• Stored data:
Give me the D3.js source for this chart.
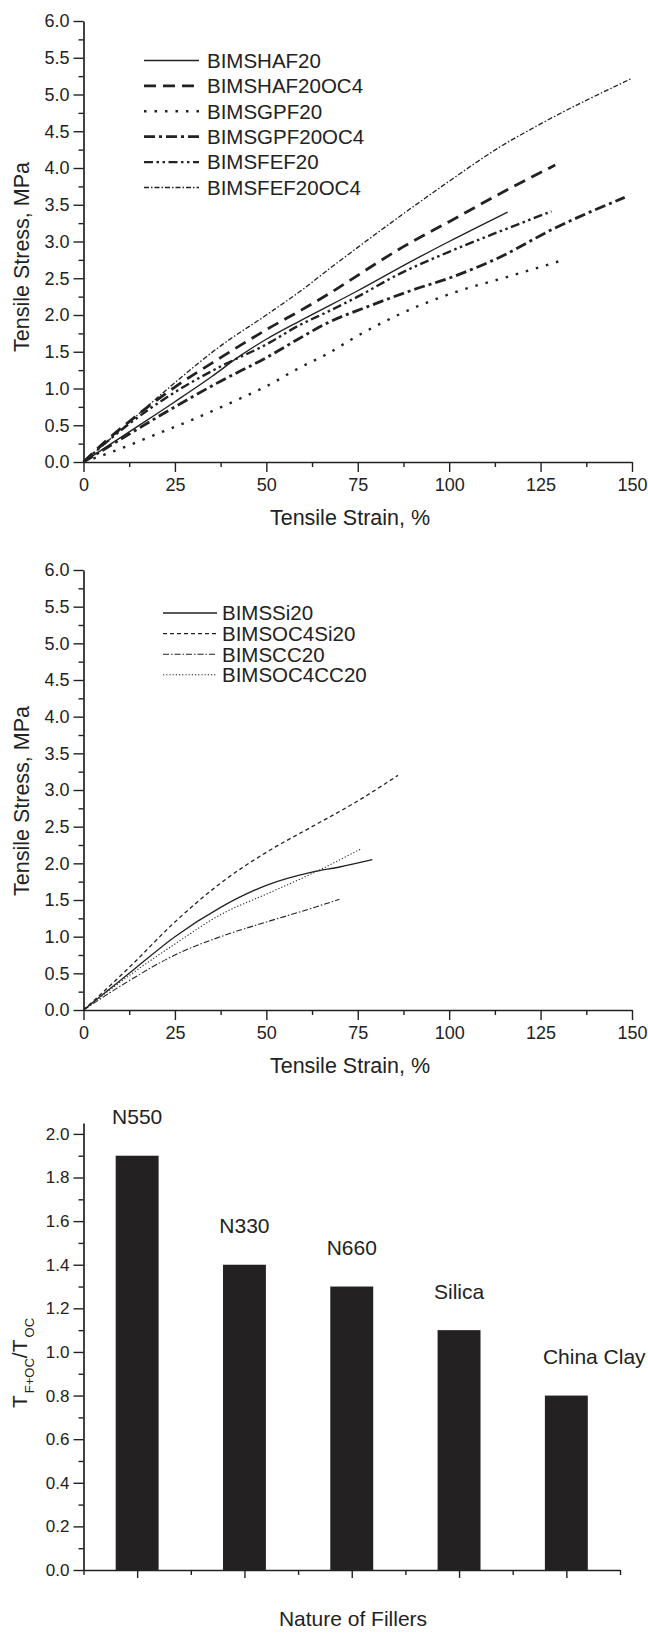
<!DOCTYPE html>
<html>
<head>
<meta charset="utf-8">
<script src="https://cdn.jsdelivr.net/npm/d3@7"></script>
<style>
  body { margin: 0; background: #fff; }
  svg text { font-family: "Liberation Sans", Arial, Helvetica, sans-serif; fill: #222; }
</style>
</head>
<body>
<svg id="fig" width="648" height="1635"></svg>
<script>
// ---- Panel (a): tensile stress (MPa) vs strain (%) for carbon-black / OC4 blends ----
const BIMSHAF20     = [[0,0],[12.5,0.41],[25,0.82],[35,1.16],[43,1.45],[50,1.67],[60,1.94],[75,2.33],[90,2.74],[100,3.0],[116,3.4]];
const BIMSHAF20OC4  = [[0,0],[6,0.28],[12.5,0.55],[25,1.02],[37.5,1.42],[50,1.8],[60,2.08],[67.5,2.3],[75,2.54],[87.5,2.93],[100,3.27],[115,3.68],[129,4.04]];
const BIMSGPF20     = [[0,0],[9,0.16],[19,0.36],[30,0.58],[44,0.89],[50,1.03],[59,1.28],[67,1.48],[73,1.66],[86,2.0],[101,2.3],[116,2.52],[130,2.73]];
const BIMSGPF20OC4  = [[0,0],[12.5,0.38],[25,0.75],[37.5,1.1],[50,1.42],[59,1.68],[67,1.9],[77,2.1],[90,2.34],[101,2.52],[114,2.79],[128,3.16],[148,3.6]];
const BIMSFEF20     = [[0,0],[12.5,0.52],[25,0.95],[37.5,1.3],[50,1.6],[59,1.86],[67,2.05],[75,2.25],[86,2.55],[100,2.86],[114,3.14],[128,3.41]];
const BIMSFEF20OC4  = [[0,0],[10,0.43],[25,1.08],[37.5,1.58],[50,2.0],[60,2.35],[67,2.62],[75,2.92],[87,3.36],[100,3.82],[114,4.29],[125,4.6],[150,5.22]];

// ---- Panel (b): silica / china clay blends ----
const BIMSSi20      = [[0,0],[12.5,0.5],[25,1.0],[37.5,1.4],[50,1.7],[62.5,1.88],[70,1.95],[79,2.05]];
const BIMSOC4Si20   = [[0,0],[12.5,0.58],[25,1.2],[37.5,1.73],[50,2.15],[62.5,2.5],[75,2.85],[86,3.2]];
const BIMSCC20      = [[0,0],[12.5,0.4],[25,0.75],[37.5,1.0],[50,1.2],[60,1.35],[70,1.51]];
const BIMSOC4CC20   = [[0,0],[12.5,0.47],[25,0.9],[37.5,1.3],[50,1.58],[62.5,1.86],[76,2.2]];

// ---- Panel (c): strength ratio T(F+OC)/T(OC) by filler ----
const fillers = ["N550", "N330", "N660", "Silica", "China Clay"];
const ratio   = [1.9, 1.4, 1.3, 1.1, 0.8];

// tick values
const strainTicks = [0, 25, 50, 75, 100, 125, 150];
const stressTicks = d3.range(0, 6.01, 0.5);
const ratioTicks  = d3.range(0, 2.01, 0.2);

// series lists for the two line panels
const panelA = [
  {name: "BIMSHAF20",    data: BIMSHAF20},
  {name: "BIMSHAF20OC4", data: BIMSHAF20OC4},
  {name: "BIMSGPF20",    data: BIMSGPF20},
  {name: "BIMSGPF20OC4", data: BIMSGPF20OC4},
  {name: "BIMSFEF20",    data: BIMSFEF20},
  {name: "BIMSFEF20OC4", data: BIMSFEF20OC4}
];
const panelB = [
  {name: "BIMSSi20",    data: BIMSSi20},
  {name: "BIMSOC4Si20", data: BIMSOC4Si20},
  {name: "BIMSCC20",    data: BIMSCC20},
  {name: "BIMSOC4CC20", data: BIMSOC4CC20}
];

// line styles (width, dash pattern)
const styles = {
  BIMSHAF20:    {w: 1.4, dash: null},
  BIMSHAF20OC4: {w: 2.8, dash: "12,7"},
  BIMSGPF20:    {w: 2.4, dash: "2.5,8"},
  BIMSGPF20OC4: {w: 2.8, dash: "11,4,3,4"},
  BIMSFEF20:    {w: 2.4, dash: "9,3.5,2.5,3.5,2.5,3.5"},
  BIMSFEF20OC4: {w: 1.3, dash: "5,2,1.5,2"},
  BIMSSi20:     {w: 1.3, dash: null},
  BIMSOC4Si20:  {w: 1.3, dash: "4,3"},
  BIMSCC20:     {w: 1.1, dash: "6,2,1.5,2"},
  BIMSOC4CC20:  {w: 1.1, dash: "1.2,2"}
};

const ink = "#222";
const svg = d3.select("#fig");

function styleAxis(sel, fs) {
  sel.select(".domain").attr("stroke", ink).attr("stroke-width", 1.7);
  sel.selectAll(".tick line").attr("stroke", ink).attr("stroke-width", 1.4);
  sel.selectAll(".tick text").attr("font-size", fs);
}

function drawAxes(x, y, opt) {
  const [x0] = x.range();
  const [y0] = y.range();
  // y axis
  const ya = svg.append("g").attr("transform", `translate(${x0},0)`)
    .call(d3.axisLeft(y).tickValues(opt.yMajor).tickSize(10).tickPadding(4)
      .tickSizeOuter(0).tickFormat(opt.yFmt));
  styleAxis(ya, opt.fs);
  const ym = svg.append("g").attr("transform", `translate(${x0},0)`)
    .call(d3.axisLeft(y).tickValues(opt.yMinor).tickSize(5).tickSizeOuter(0).tickFormat(""));
  ym.select(".domain").remove();
  styleAxis(ym, opt.fs);
  // x axis
  const xa = svg.append("g").attr("transform", `translate(0,${y0})`)
    .call(d3.axisBottom(x).tickValues(opt.xMajor).tickSize(opt.xTick).tickPadding(6)
      .tickSizeOuter(0).tickFormat(opt.xFmt));
  styleAxis(xa, opt.fs);
  const xm = svg.append("g").attr("transform", `translate(0,${y0})`)
    .call(d3.axisBottom(x).tickValues(opt.xMinor).tickSize(5).tickSizeOuter(0).tickFormat(""));
  xm.select(".domain").remove();
  styleAxis(xm, opt.fs);
}

function minorBetween(major, step) {
  const out = [];
  for (let i = 0; i < major.length - 1; i++) out.push(major[i] + step);
  return out;
}

function linePanel(series, yTop, yBot, legend, titles) {
  const x = d3.scaleLinear().domain([0, 150]).range([83.5, 632]);
  const y = d3.scaleLinear().domain([0, 6]).range([yBot, yTop]);

  drawAxes(x, y, {
    yMajor: stressTicks, yMinor: minorBetween(stressTicks, 0.25), yFmt: d3.format(".1f"),
    xMajor: strainTicks, xMinor: minorBetween(strainTicks, 12.5), xFmt: d3.format("d"),
    xTick: 10, fs: 18
  });

  const line = d3.line().x(d => x(d[0])).y(d => y(d[1])).curve(d3.curveMonotoneX);
  svg.append("g").selectAll("path").data(series).join("path")
    .attr("d", d => line(d.data))
    .attr("fill", "none").attr("stroke", ink)
    .attr("stroke-width", d => styles[d.name].w)
    .attr("stroke-dasharray", d => styles[d.name].dash);

  // legend
  const lg = svg.append("g");
  series.forEach((s, i) => {
    const ry = legend.y + i * legend.dy;
    lg.append("line").attr("x1", legend.x1).attr("x2", legend.x2).attr("y1", ry).attr("y2", ry)
      .attr("stroke", ink).attr("stroke-width", styles[s.name].w)
      .attr("stroke-dasharray", styles[s.name].dash);
    lg.append("text").attr("x", legend.tx).attr("y", ry).attr("dy", "0.36em")
      .attr("font-size", 20.5).text(s.name);
  });

  svg.append("text").attr("transform", `translate(29,${titles.yc}) rotate(-90)`)
    .attr("text-anchor", "middle").attr("font-size", 21.5).text("Tensile Stress, MPa");
  svg.append("text").attr("x", 350).attr("y", yBot + 55).attr("dy", "0.36em")
    .attr("text-anchor", "middle").attr("font-size", 21.5).text("Tensile Strain, %");
}

linePanel(panelA, 21, 462, {x1: 144, x2: 199, tx: 207, y: 60.5, dy: 25.4}, {yc: 257});
linePanel(panelB, 570, 1010, {x1: 163, x2: 217, tx: 222, y: 613, dy: 20.6}, {yc: 801});

// ---- Panel (c) ----
(function () {
  const x = d3.scaleLinear().domain([0.5, 5.5]).range([83.5, 620]);
  const y = d3.scaleLinear().domain([0, 2.05]).range([1570, 1123]);
  const pos = fillers.map((f, i) => i + 1);

  drawAxes(x, y, {
    yMajor: ratioTicks, yMinor: minorBetween(ratioTicks, 0.1), yFmt: d3.format(".1f"),
    xMajor: pos, xMinor: [0.5, 1.5, 2.5, 3.5, 4.5, 5.5], xFmt: () => "",
    xTick: 8, fs: 17
  });

  const halfW = 0.2;
  svg.append("g").selectAll("rect").data(ratio).join("rect")
    .attr("x", (d, i) => x(pos[i] - halfW))
    .attr("width", (d, i) => x(pos[i] + halfW) - x(pos[i] - halfW))
    .attr("y", d => y(d))
    .attr("height", d => y(0) - y(d))
    .attr("fill", "#242122");

  const labels = svg.append("g").selectAll("text").data(ratio).join("text")
    .attr("x", (d, i) => x(pos[i]))
    .attr("y", d => y(d) - 39)
    .attr("dy", "0.36em")
    .attr("text-anchor", "middle")
    .attr("font-size", 21)
    .text((d, i) => fillers[i]);
  // wide labels start at the bar's left edge instead of centring
  labels.each(function (d, i) {
    const w = this.getComputedTextLength();
    const barW = x(pos[i] + halfW) - x(pos[i] - halfW);
    if (w > 1.6 * barW) {
      d3.select(this).attr("text-anchor", "start").attr("x", x(pos[i] - halfW) - 2);
    }
  });

  // y title: T_{F+OC}/T_{OC}
  const t = svg.append("text").attr("transform", "translate(27,1408) rotate(-90)")
    .attr("font-size", 21);
  t.append("tspan").text("T");
  t.append("tspan").attr("font-size", 13).attr("dx", 2).attr("dy", 7).text("F+OC");
  t.append("tspan").attr("dy", -7).text("/T");
  t.append("tspan").attr("font-size", 13).attr("dx", 2).attr("dy", 7).text("OC");

  svg.append("text").attr("x", 353).attr("y", 1618).attr("dy", "0.36em")
    .attr("text-anchor", "middle").attr("font-size", 21).text("Nature of Fillers");
})();
</script>
</body>
</html>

• Stated exercise: Extract from the material all lines containing the string "this".

• Solution below:
Give me the D3.js source for this chart.
    const w = this.getComputedTextLength();
      d3.select(this).attr("text-anchor", "start").attr("x", x(pos[i] - halfW) - 2);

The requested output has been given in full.